I wasn't commenting really on Hamilton at all. I think if you were to take a comparable market/circumstance, it would be fair. For example: NYI in Barclays, probably the same as the Devils. Kansas City, probably same or 90% of St. Louis.
Houston, about the same or a little less than Dallas.
But my point was that any moron with access to decent data and Excel (like me!) can pull up team revenue numbers from two seasons five years apart, say "if the growth pattern continues…" and apply it to the CBA they just proposed.
For example, when they proposed the last CBA, there was 26 teams within the payroll range, 3 teams could easily spend to the cap, and one team that would struggle to hit the floor. Just looking at the Top, Middle and Bottom:
#1 TOR 42% growth from 2001-06; 2011 projection: $169 mil.
#15 LA 12% growth from 2001-06; 2011 projection: $93 mil.
#30 NYI 22% growth from 2001-06; 2011 projection: $68 mil.
That would have told me that at the end of 2012, we'd probably have a situation where the league average was $110 million, and the bottom 10 teams couldn't afford the damned floor. (It's actually 12). As you correctly said: We couldn't have predicted Toronto surging to $193 million, or Dallas going into the crapper, etc. But it's a ballpark).
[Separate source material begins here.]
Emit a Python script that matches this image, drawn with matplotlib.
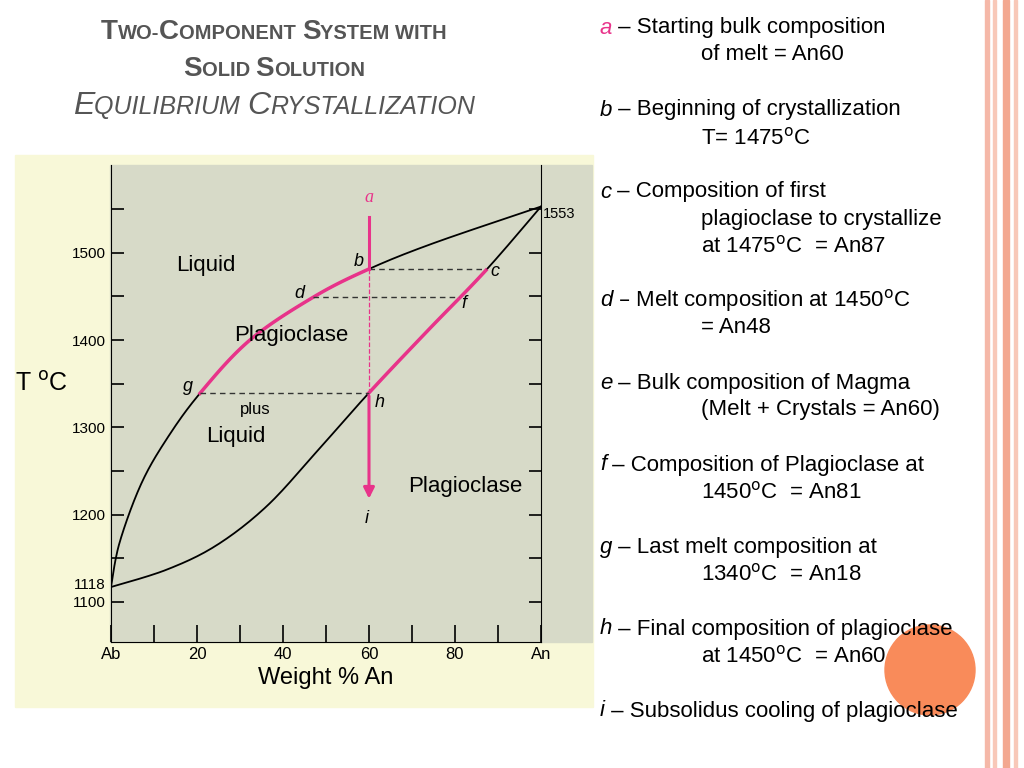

Looking at 2006-11 and projecting that to 2017, if the last NHL proposal was approved, we'd have SIXTEEN teams that couldn't afford the floor by spending 50% of HRR on payroll and 21 teams below the midpoint.
Obviously, there's outside factors: EDM, CAL, DET and NYI will open new arenas. FLA (winning) PHX (sale), NASH and CBJ (new leases) have the ability to grow their revenues. But where is the GROWTH coming from in places like St. Louis, Anaheim, Pittsburgh or Ottawa?
Which is why I think this lockout is going horribly. Not because the two sides aren't talking, or are far apart. They're not talking and are far about about THE WRONG ISSUE.
It doesn't matter if we have teams in Hamilton, Quebec, Seattle or wherever. Because if they go through with their payroll tied to average revenue plan, PIT, OTT, WIN, MIN, SJ, LA, and EDM are going to join the list of have nots by 2020. We'll have 11 good markets and 19 ones that are struggling to keep up.